Supplied material:
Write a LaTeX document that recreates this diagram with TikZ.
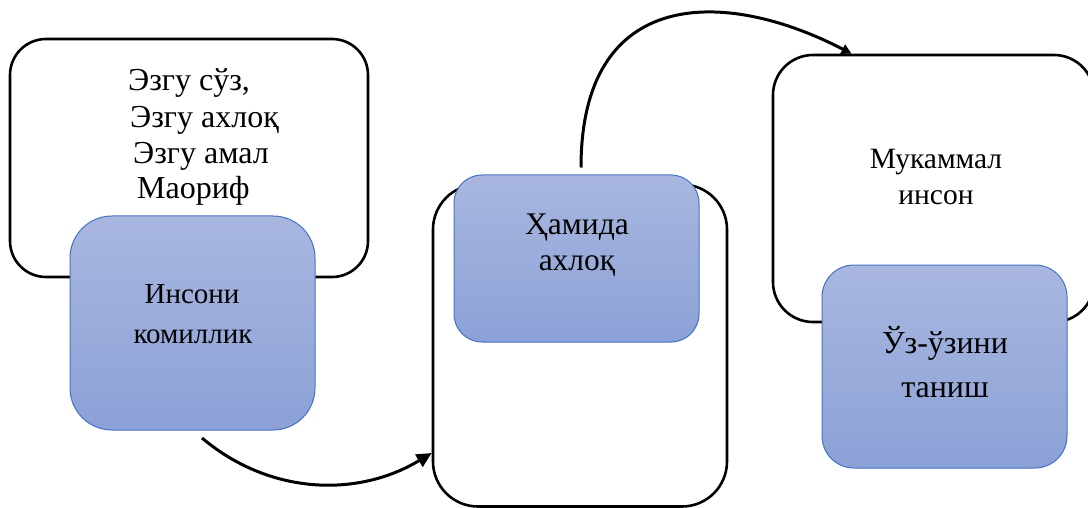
\documentclass[tikz,border=0pt]{standalone}
\usepackage{fontspec}
\setmainfont{Liberation Serif}
\usetikzlibrary{arrows.meta}
\definecolor{bluetop}{HTML}{A9B7DF}
\definecolor{bluebot}{HTML}{8BA1D7}
\definecolor{blueedge}{HTML}{4472C4}
\tikzset{
  whitebox/.style={draw=black, line width=2.6pt, fill=white, inner sep=0pt},
  bluebox/.style={draw=blueedge, line width=1pt, top color=bluetop, bottom color=bluebot, inner sep=0pt},
  txt/.style={inner sep=0pt, font=\fontsize{#1}{#1}\selectfont},
  conn/.style={draw=black, line width=3pt}
}
\begin{document}
\begin{tikzpicture}[x=1pt,y=-1pt]
\useasboundingbox (0,0) rectangle (1088,508);
% left group
\node[whitebox, rounded corners=36pt, minimum width=358pt, minimum height=238pt] (b1) at (189,158) {};
\node[bluebox, rounded corners=42pt, minimum width=245pt, minimum height=214pt] (b2) at (192.5,323) {};
\node[txt=32, anchor=base west] (t1a) at (128,91) {Эзгу сўз,};
\node[txt=32, anchor=base west] (t1b) at (130,128) {Эзгу ахлоқ};
\node[txt=32, anchor=base west] (t1c) at (133,164) {Эзгу амал};
\node[txt=32, anchor=base west] (t1d) at (137,199) {Маориф};
\node[txt=29, anchor=base] (t2a) at (192,303) {Инсони};
\node[txt=29, anchor=base] (t2b) at (193,343) {комиллик};
% middle group
\node[whitebox, rounded corners=45pt, minimum width=294pt, minimum height=322pt] (b3) at (580,345.5) {};
\node[bluebox, rounded corners=28pt, minimum width=245pt, minimum height=167pt] (b4) at (576.5,258.5) {};
\node[txt=31.5, anchor=base] (t4a) at (577,234) {Ҳамида};
\node[txt=31.5, anchor=base] (t4b) at (577,270) {ахлоқ};
% right group
\node[whitebox, rounded corners=40pt, minimum width=321pt, minimum height=267pt] (b5) at (933.5,188.5) {};
\node[bluebox, rounded corners=32pt, minimum width=245pt, minimum height=203pt] (b6) at (944.5,366.5) {};
\node[txt=29.5, anchor=base] (t5a) at (936,169) {Мукаммал};
\node[txt=29.5, anchor=base] (t5b) at (936,205) {инсон};
\node[txt=32, anchor=base] (t6a) at (945,353) {Ўз-ўзини};
\node[txt=32, anchor=base] (t6b) at (945,397) {таниш};
% connectors
\coordinate (a1s) at (202,438);
\draw[conn, -{Triangle[length=15pt,width=14pt]}] (a1s) .. controls (271,496) and (359,497) .. ([yshift=-107.5pt]b3.west);
\draw[conn, -{Triangle[length=10pt,width=10pt]}] ([xshift=4.5pt,yshift=7pt]b4.north) .. controls (581,-14) and (725,-12) .. ([xshift=-82pt]b5.north);
\end{tikzpicture}
\end{document}
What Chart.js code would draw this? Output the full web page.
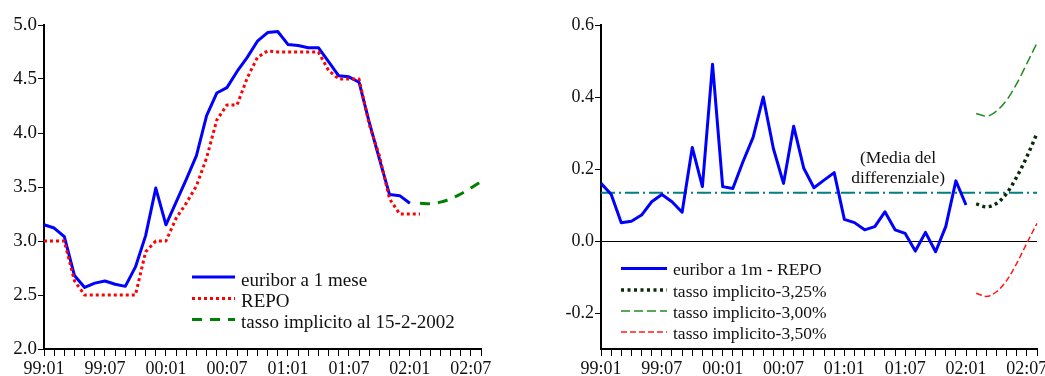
<!DOCTYPE html>
<html>
<head>
<meta charset="utf-8">
<script src="https://cdn.jsdelivr.net/npm/chart.js@4.4.1/dist/chart.umd.min.js"></script>
<style>
  html, body { margin: 0; padding: 0; background: #fff; }
  #wrap { position: relative; width: 1045px; height: 376px; overflow: hidden; background: #fff; }
  #wrap canvas { position: absolute; left: 0; top: 0; }
</style>
</head>
<body>
<div id="wrap">
  <canvas id="rates" width="1045" height="376"></canvas>
  <canvas id="spread" width="1045" height="376"></canvas>
</div>
<script>
// Monthly categories, 99:01 .. 02:08
const months = [
  '99:01','99:02','99:03','99:04','99:05','99:06','99:07','99:08','99:09','99:10','99:11','99:12',
  '00:01','00:02','00:03','00:04','00:05','00:06','00:07','00:08','00:09','00:10','00:11','00:12',
  '01:01','01:02','01:03','01:04','01:05','01:06','01:07','01:08','01:09','01:10','01:11','01:12',
  '02:01','02:02','02:03','02:04','02:05','02:06','02:07','02:08'
];
const tickLabels = ['99:01','99:07','00:01','00:07','01:01','01:07','02:01','02:07'];

// Left panel: rates (%), euribor 99:01 .. 02:01, REPO 99:01 .. 02:02
const euribor1m = [3.15, 3.12, 3.04, 2.68, 2.57, 2.61, 2.63, 2.60, 2.58, 2.76, 3.05, 3.49,
                   3.15, 3.36, 3.57, 3.79, 4.16, 4.37, 4.42, 4.57, 4.70, 4.85, 4.93, 4.94,
                   4.82, 4.81, 4.79, 4.79, 4.66, 4.53, 4.52, 4.47, 4.10, 3.76, 3.43, 3.42,
                   3.35];
const repo      = [3.00, 3.00, 3.00, 2.63, 2.50, 2.50, 2.50, 2.50, 2.50, 2.50, 2.90, 3.00,
                   3.00, 3.21, 3.35, 3.51, 3.77, 4.12, 4.26, 4.26, 4.51, 4.70, 4.76, 4.75,
                   4.75, 4.75, 4.75, 4.75, 4.58, 4.50, 4.50, 4.50, 4.08, 3.79, 3.39, 3.25,
                   3.25, 3.25];
// Implied rate as of 15-2-2002, 02:02 .. 02:08
const forwardStart = 37;
const impliedRate = [3.35, 3.345, 3.36, 3.39, 3.435, 3.49, 3.55];

// Right panel: spreads (percentage points)
const spreadEuriborRepo = [0.160, 0.130, 0.051, 0.055, 0.072, 0.109, 0.129, 0.109, 0.080, 0.260, 0.151, 0.491,
                           0.151, 0.146, 0.220, 0.288, 0.400, 0.257, 0.160, 0.319, 0.202, 0.148, 0.169, 0.190,
                           0.060, 0.051, 0.031, 0.040, 0.081, 0.031, 0.021, -0.028, 0.024, -0.030, 0.040, 0.167,
                           0.100];
const spreadImplied325 = [0.103, 0.095, 0.104, 0.132, 0.178, 0.234, 0.299];
const spreadImplied300 = [0.354, 0.347, 0.361, 0.391, 0.437, 0.493, 0.550];
const spreadImplied350 = [-0.145, -0.154, -0.141, -0.110, -0.062, -0.006, 0.049];
const spreadMean = 0.134;

const rateTicks = [2.0, 2.5, 3.0, 3.5, 4.0, 4.5, 5.0];
const spreadTicks = [-0.2, 0.0, 0.2, 0.4, 0.6];

// ---------------------------------------------------------------------------
const SERIF = "'Liberation Serif', 'Times New Roman', serif";
const INK = '#111';

function placed(values, start) {
  const out = months.map(() => null);
  values.forEach((v, k) => { out[start + k] = v; });
  return out;
}

function xAxis() {
  return {
    type: 'category',
    offset: false,
    afterFit(scale) { scale.height = 27; },
    border: { display: true, color: '#000', width: 2 },
    grid: { display: true, drawOnChartArea: false, drawTicks: true, tickLength: 7, color: '#000', tickColor: '#000', lineWidth: 1 },
    ticks: {
      autoSkip: false, maxRotation: 0, minRotation: 0, padding: 2,
      color: INK, font: { family: SERIF, size: 18 },
      callback(value, index) { return index % 6 === 0 ? tickLabels[index / 6] : ''; }
    }
  };
}

// Line key drawn inside the plot from each dataset's own stroke style
const lineKey = {
  id: 'lineKey',
  afterDraw(chart, args, opts) {
    const ctx = chart.ctx;
    ctx.save();
    ctx.font = opts.font;
    ctx.fillStyle = INK;
    ctx.textBaseline = 'alphabetic';
    ctx.textAlign = 'left';
    let row = 0;
    chart.data.datasets.forEach(ds => {
      if (!ds.label) return;
      const y = opts.rows[row++];
      ctx.strokeStyle = ds.borderColor;
      ctx.lineWidth = ds.borderWidth;
      ctx.lineCap = 'butt';
      ctx.setLineDash(ds.borderDash || []);
      ctx.beginPath();
      ctx.moveTo(opts.x0, y);
      ctx.lineTo(opts.x1, y);
      ctx.stroke();
      ctx.setLineDash([]);
      ctx.fillText(ds.label, opts.textX, y + opts.baseline);
    });
    ctx.restore();
  }
};

// Caption placed at a data position
const caption = {
  id: 'caption',
  afterDraw(chart, args, opts) {
    if (!opts.lines) return;
    const ctx = chart.ctx;
    const x = chart.scales.x.getPixelForValue(opts.at[0]);
    const y = chart.scales.y.getPixelForValue(opts.at[1]);
    ctx.save();
    ctx.font = opts.font;
    ctx.fillStyle = INK;
    ctx.textAlign = 'center';
    ctx.textBaseline = 'middle';
    opts.lines.forEach((t, k) => ctx.fillText(t, x, y + (k - (opts.lines.length - 1) / 2) * opts.lineHeight));
    ctx.restore();
  }
};

Chart.register(lineKey, caption);

const common = {
  responsive: false,
  animation: false,
  devicePixelRatio: 1,
  events: [],
  elements: { point: { radius: 0 }, line: { borderCapStyle: 'butt', borderJoinStyle: 'round' } }
};

// Left panel
new Chart(document.getElementById('rates'), {
  type: 'line',
  data: {
    labels: months,
    datasets: [
      { label: 'euribor a 1 mese', data: placed(euribor1m, 0), borderColor: '#0000ff', borderWidth: 3, order: 2, tension: 0 },
      { label: 'REPO', data: placed(repo, 0), borderColor: '#ff0000', borderWidth: 3, borderDash: [3, 3], order: 1, tension: 0 },
      { label: 'tasso implicito al 15-2-2002', data: placed(impliedRate, forwardStart), borderColor: '#008000', borderWidth: 3, borderDash: [10, 8], order: 0, cubicInterpolationMode: 'monotone' }
    ]
  },
  options: Object.assign({}, common, {
    layout: { padding: { top: 25, right: 1045 - 481, bottom: 0, left: 0 } },
    scales: {
      x: xAxis(),
      y: {
        min: 2, max: 5,
        afterFit(scale) { scale.width = 44; },
        afterBuildTicks(scale) { scale.ticks = rateTicks.map(v => ({ value: v })); },
        border: { display: true, color: '#000', width: 2 },
        grid: { display: true, drawOnChartArea: false, drawTicks: true, tickLength: 6, color: '#000', tickColor: '#000', lineWidth: 1 },
        ticks: { padding: 1, color: INK, font: { family: SERIF, size: 19 }, callback: v => Number(v).toFixed(1) }
      }
    },
    plugins: {
      legend: { display: false },
      tooltip: { enabled: false },
      lineKey: { font: `19px ${SERIF}`, x0: 192, x1: 235, textX: 241, rows: [277, 298.5, 319.5], baseline: 8.5 },
      caption: {}
    }
  })
});

// Right panel
new Chart(document.getElementById('spread'), {
  type: 'line',
  data: {
    labels: months,
    datasets: [
      { label: 'euribor a 1m - REPO', data: placed(spreadEuriborRepo, 0), borderColor: '#0000ff', borderWidth: 3, order: 0, tension: 0 },
      { label: 'tasso implicito-3,25%', data: placed(spreadImplied325, forwardStart), borderColor: '#0a2a0a', borderWidth: 3.5, borderDash: [3, 3.5], order: 1, cubicInterpolationMode: 'monotone' },
      { label: 'tasso implicito-3,00%', data: placed(spreadImplied300, forwardStart), borderColor: '#1e8c1e', borderWidth: 1.5, borderDash: [9, 4], order: 2, cubicInterpolationMode: 'monotone' },
      { label: 'tasso implicito-3,50%', data: placed(spreadImplied350, forwardStart), borderColor: '#ff1a1a', borderWidth: 1.5, borderDash: [6, 3], order: 3, cubicInterpolationMode: 'monotone' },
      { label: '', data: months.map(() => spreadMean), borderColor: '#008080', borderWidth: 2, borderDash: [14, 4, 2, 4], order: 4, tension: 0 }
    ]
  },
  options: Object.assign({}, common, {
    layout: { padding: { top: 25, right: 1045 - 1037, bottom: 0, left: 0 } },
    scales: {
      x: xAxis(),
      y: {
        min: -0.3, max: 0.6,
        afterFit(scale) { scale.width = 601; },
        afterBuildTicks(scale) { scale.ticks = spreadTicks.map(v => ({ value: v })); },
        border: { display: true, color: '#000', width: 2 },
        grid: {
          display: true, drawOnChartArea: true, drawTicks: true, tickLength: 6,
          color: c => (c.tick && Math.abs(c.tick.value) < 1e-9 ? '#000' : 'rgba(0,0,0,0)'),
          tickColor: '#000', lineWidth: 1
        },
        ticks: { padding: 1, color: INK, font: { family: SERIF, size: 18 }, callback: v => Number(v).toFixed(1) }
      }
    },
    plugins: {
      legend: { display: false },
      tooltip: { enabled: false },
      lineKey: { font: `17.5px ${SERIF}`, x0: 621, x1: 667, textX: 673, rows: [268.5, 290, 311, 332], baseline: 6.5 },
      caption: { lines: ['(Media del', 'differenziale)'], at: [29.3, 0.202], font: `17.5px ${SERIF}`, lineHeight: 20.5 }
    }
  })
});
</script>
</body>
</html>
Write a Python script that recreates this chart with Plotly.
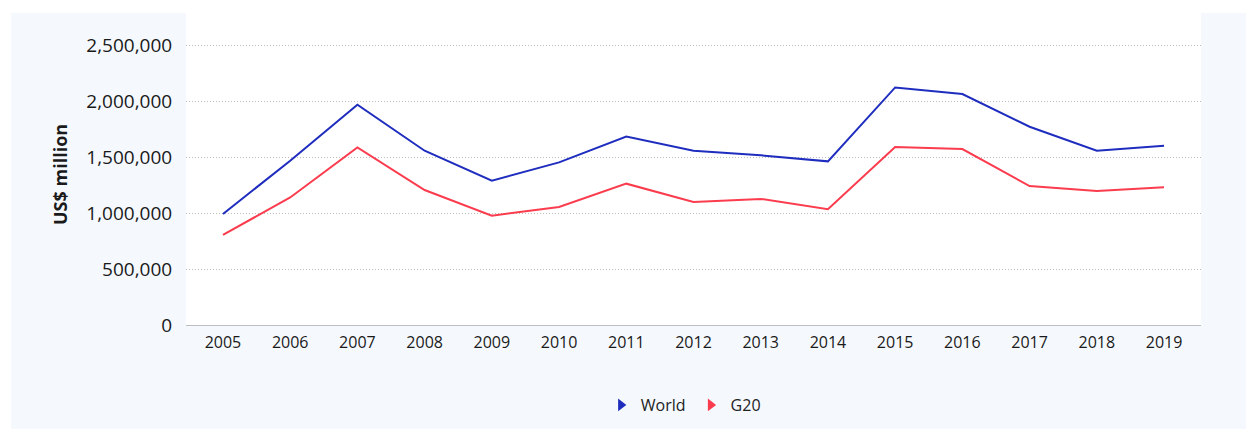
import plotly.graph_objects as go

# Annual values, US$ million
years = [2005, 2006, 2007, 2008, 2009, 2010, 2011, 2012, 2013, 2014, 2015, 2016, 2017, 2018, 2019]
world = [991000, 1467000, 1967000, 1556000, 1288000, 1452000, 1683000, 1555000, 1515000, 1461000,
         2121000, 2062000, 1770000, 1556000, 1601000]
g20 = [804000, 1139000, 1586000, 1205000, 976000, 1054000, 1262000, 1099000, 1126000, 1034000,
       1589000, 1571000, 1241000, 1196000, 1229000]

y_ticks = [0, 500000, 1000000, 1500000, 2000000, 2500000]
y_tick_text = ["0", "500,000", "1,000,000", "1,500,000", "2,000,000", "2,500,000"]

series = [("World", world, "#1f2dbf"), ("G20", g20, "#fb3c4e")]

W, H = 1246, 429
L, R, T, B = 186, 45, 13, 104
plot_w = W - L - R
plot_h = H - T - B

fig = go.Figure()
for name, vals, color in series:
    fig.add_trace(go.Scatter(
        x=years, y=vals, mode="lines", name=name,
        line=dict(color=color, width=2), showlegend=False, legendgroup=name,
    ))
for name, vals, color in series:
    fig.add_trace(go.Scatter(
        x=[None], y=[None], mode="markers", name=name, legendgroup=name,
        marker=dict(symbol="triangle-right", size=11, color=color),
    ))

def px_x(p):
    return (p - L) / plot_w

def px_y(p):
    return (H - B - p) / plot_h

# light panel behind everything, white plotting area on top of it
fig.add_shape(type="rect", xref="paper", yref="paper", layer="below",
              x0=px_x(11), x1=px_x(W + 5), y0=px_y(H + 5), y1=px_y(13),
              fillcolor="#f5f9fd", line=dict(width=0))
fig.add_shape(type="rect", xref="paper", yref="paper", layer="below",
              x0=0, x1=1, y0=0, y1=1, fillcolor="white", line=dict(width=0))

fig.add_annotation(text="<b>US$ million</b>", textangle=-90, showarrow=False,
                   xref="paper", yref="paper", x=px_x(60), y=px_y(175),
                   xanchor="center", yanchor="middle",
                   font=dict(size=18, color="#1a1a1a", family="Open Sans"))

fig.update_layout(
    width=W, height=H,
    margin=dict(l=L, r=R, t=T, b=B, autoexpand=False),
    paper_bgcolor="white", plot_bgcolor="white",
    font=dict(family="Open Sans", size=16, color="#1a1a1a"),
    legend=dict(orientation="h", x=0.49, xanchor="center", y=px_y(405), yanchor="middle",
                font=dict(size=16, color="#222"), bgcolor="rgba(0,0,0,0)",
                itemwidth=30, tracegroupgap=0),
    xaxis=dict(range=[2004.45, 2019.55], tickmode="array", tickvals=years,
               ticktext=[str(y) for y in years], showgrid=False, zeroline=False,
               showline=False, ticks="outside", ticklen=3, tickcolor="rgba(0,0,0,0)",
               tickfont=dict(size=16, color="#1a1a1a")),
    yaxis=dict(range=[0, 2500000 * plot_h / 280], tickmode="array", tickvals=y_ticks,
               ticktext=y_tick_text, showgrid=True, gridcolor="#bdbdbd", griddash="1px,2px",
               gridwidth=1, zeroline=True, zerolinecolor="#bdbdbd", zerolinewidth=1,
               showline=False, ticks="outside", ticklen=9, tickcolor="rgba(0,0,0,0)",
               tickfont=dict(size=19, color="#1a1a1a")),
    showlegend=True,
)

fig.write_html("out.html")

Directions for this task:
Each line that holds the word "script" is to be copied.

Solution below:
<script src="https://cdn.jsdelivr.net/npm/chart.js@4.4.1/dist/chart.umd.min.js"></script>
<script>
</script>
Write a Python script that recreates this chart with Plotly.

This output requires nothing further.